4 Responses to “Use Processing and FFmpeg to export HD video”

  1. Jeff Thompson Says:

    Nice to see someone else using ffmpeg the same way! I’m curious about a few of your settings:

    1. How did you arrive at the video bitrate of 6Mbits?
    2. Since you’re including them as options (but me not sure what they do), I’m guessing that you intentionally chose ‘threads’ to be 0 and ‘pass’ to be 1 – any particular reason?

    Also, nice filename pattern! Much more flexible than mine which is very finicky about numbering, etc.

  2. ow3n Says:

    Likewise! It was very interesting to discover your sketch after figuring out it could be done. I was actually searching/hoping to stream the images straight from Processing but this method is dependable.

    1. I kept pushing it higher and higher until I the difference between the quality of the original PNG files and the video was acceptable. Many users on other forums pushed FFmpeg higher than 10Mbits.

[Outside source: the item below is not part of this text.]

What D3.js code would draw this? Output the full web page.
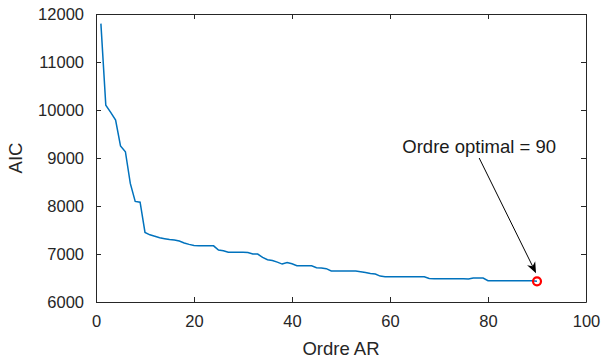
<!DOCTYPE html>
<html>
<head>
<meta charset="utf-8">
<script src="https://cdn.jsdelivr.net/npm/d3@7"></script>
<style>
  body { margin: 0; background: #fff; }
  svg { display: block; font-family: "Liberation Sans", Arial, Helvetica, sans-serif; }
  .axis path, .axis line { stroke: #262626; }
  .axis text { fill: #262626; font-size: 16.5px; }
</style>
</head>
<body>
<svg id="chart" width="603" height="362"></svg>
<script>
// AIC value for AR orders 1..90
const aic = [
  11800, 10100, 9950, 9790, 9250, 9130, 8470, 8095, 8080, 7450,
  7400, 7370, 7340, 7320, 7300, 7290, 7270, 7230, 7200, 7175,
  7173, 7173, 7172, 7170, 7083, 7069, 7035, 7035, 7034, 7034,
  7033, 7000, 6998, 6930, 6880, 6865, 6830, 6790, 6822, 6795,
  6757, 6757, 6756, 6756, 6715, 6707, 6695, 6648, 6646, 6646,
  6645, 6645, 6645, 6630, 6614, 6595, 6583, 6540, 6528, 6528,
  6528, 6527, 6527, 6527, 6526, 6526, 6526, 6490, 6486, 6486,
  6486, 6486, 6486, 6486, 6486, 6478, 6500, 6500, 6500, 6444,
  6444, 6444, 6444, 6444, 6444, 6443, 6443, 6443, 6443, 6430
]
const xTicks = [0, 20, 40, 60, 80, 100]
const yTicks = [6000, 7000, 8000, 9000, 10000, 11000, 12000]
const bestOrder = 90
const annotText = 'Ordre optimal = 90'
// arrow tail / head in data units
const arrowFrom = [78.2, 9000]
const arrowTo = [89.8, 6600]

const svg = d3.select('#chart')
const margin = { top: 14, right: 17, bottom: 60, left: 96 }
const W = 603 - margin.left - margin.right
const H = 362 - margin.top - margin.bottom

const data = aic.map((v, i) => ({ order: i + 1, aic: v }))

const x = d3.scaleLinear().domain([0, 100]).range([0, W])
const y = d3.scaleLinear().domain([6000, 12000]).range([H, 0])

const g = svg.append('g')
  .attr('transform', `translate(${margin.left},${margin.top})`)

//* * axes (MATLAB box, inward ticks)
g.append('g').attr('class', 'axis')
  .attr('transform', `translate(0,${H})`)
  .call(d3.axisBottom(x).tickValues(xTicks).tickFormat(d3.format('d')).tickSizeInner(-5).tickSizeOuter(0).tickPadding(13))
g.append('g').attr('class', 'axis')
  .call(d3.axisTop(x).tickValues(xTicks).tickSizeInner(-5).tickSizeOuter(0).tickFormat(''))
g.append('g').attr('class', 'axis')
  .call(d3.axisLeft(y).tickValues(yTicks).tickFormat(d3.format('d')).tickSizeInner(-5).tickSizeOuter(0).tickPadding(12))
g.append('g').attr('class', 'axis')
  .attr('transform', `translate(${W},0)`)
  .call(d3.axisRight(y).tickValues(yTicks).tickSizeInner(-5).tickSizeOuter(0).tickFormat(''))

g.selectAll('.axis text').attr('font-family', null)
g.selectAll('.axis .domain').attr('stroke-width', 1)

//* * labels
svg.append('text')
  .attr('x', margin.left + W / 2)
  .attr('y', 355)
  .attr('text-anchor', 'middle')
  .attr('fill', '#262626')
  .style('font-size', '18.5px')
  .text('Ordre AR')

svg.append('text')
  .attr('transform', `translate(22,${margin.top + H / 2}) rotate(-90)`)
  .attr('text-anchor', 'middle')
  .attr('fill', '#262626')
  .style('font-size', '18.5px')
  .text('AIC')

//* * line
const line = d3.line()
  .x((d) => x(d.order))
  .y((d) => y(d.aic))

g.append('path')
  .datum(data)
  .attr('fill', 'none')
  .attr('stroke', '#0072BD')
  .attr('stroke-width', 1.5)
  .attr('d', line)

//* * optimum marker
const best = data.find((d) => d.order === bestOrder)
g.append('circle')
  .attr('cx', x(best.order))
  .attr('cy', y(best.aic))
  .attr('r', 4)
  .attr('fill', 'none')
  .attr('stroke', '#ff0000')
  .attr('stroke-width', 2.2)

//* * annotation arrow
const x0 = x(arrowFrom[0]); const y0 = y(arrowFrom[1])
const x1 = x(arrowTo[0]); const y1 = y(arrowTo[1])
const ang = Math.atan2(y1 - y0, x1 - x0)
const hl = 11
const hw = 4.5
const bx = x1 - hl * Math.cos(ang)
const by = y1 - hl * Math.sin(ang)
const nx = -Math.sin(ang)
const ny = Math.cos(ang)
const notch = 0.3 * hl

g.append('line')
  .attr('x1', x0).attr('y1', y0)
  .attr('x2', x1 - (hl - notch) * Math.cos(ang)).attr('y2', y1 - (hl - notch) * Math.sin(ang))
  .attr('stroke', '#000')
  .attr('stroke-width', 1)

g.append('path')
  .attr('d', `M${x1},${y1}L${bx + hw * nx},${by + hw * ny}L${x1 - (hl - notch) * Math.cos(ang)},${y1 - (hl - notch) * Math.sin(ang)}L${bx - hw * nx},${by - hw * ny}Z`)
  .attr('fill', '#000')

g.append('text')
  .attr('x', x0)
  .attr('y', y0 - 5)
  .attr('text-anchor', 'middle')
  .attr('fill', '#1a1a1a')
  .style('font-size', '18.5px')
  .text(annotText)
</script>
</body>
</html>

    2. “Threads tells FFmpeg to guess how many threads to use depending on number of cores” ref, and “pass 2″ failed so I just left it at one pass.

    Thanks! There is probably something cleaner in Java for leading zeros but I was in a hurry :-)

    PS. Enjoyed the work on your site as well as your curatorial practice. Wikipedia Loops is very nice. I am looking forward to reading the Leonardo piece. Is it the “All About Data” issue?

  3. Jeff Thompson Says:

    Hmm, I’ll have to play with the settings some more. I’ve been really happy using the PNG codec, for what it’s worth – since I write my frames as PNG there is little-to-no loss, though the video files are really big.

    Also: thanks! The Wiki Loops piece will be the data issue – final editing as we speak!

  4. ow3n Says:

    Yeah x264 makes small-ish files even at that high bit rate.

    Cool, we’ll be in the same issue.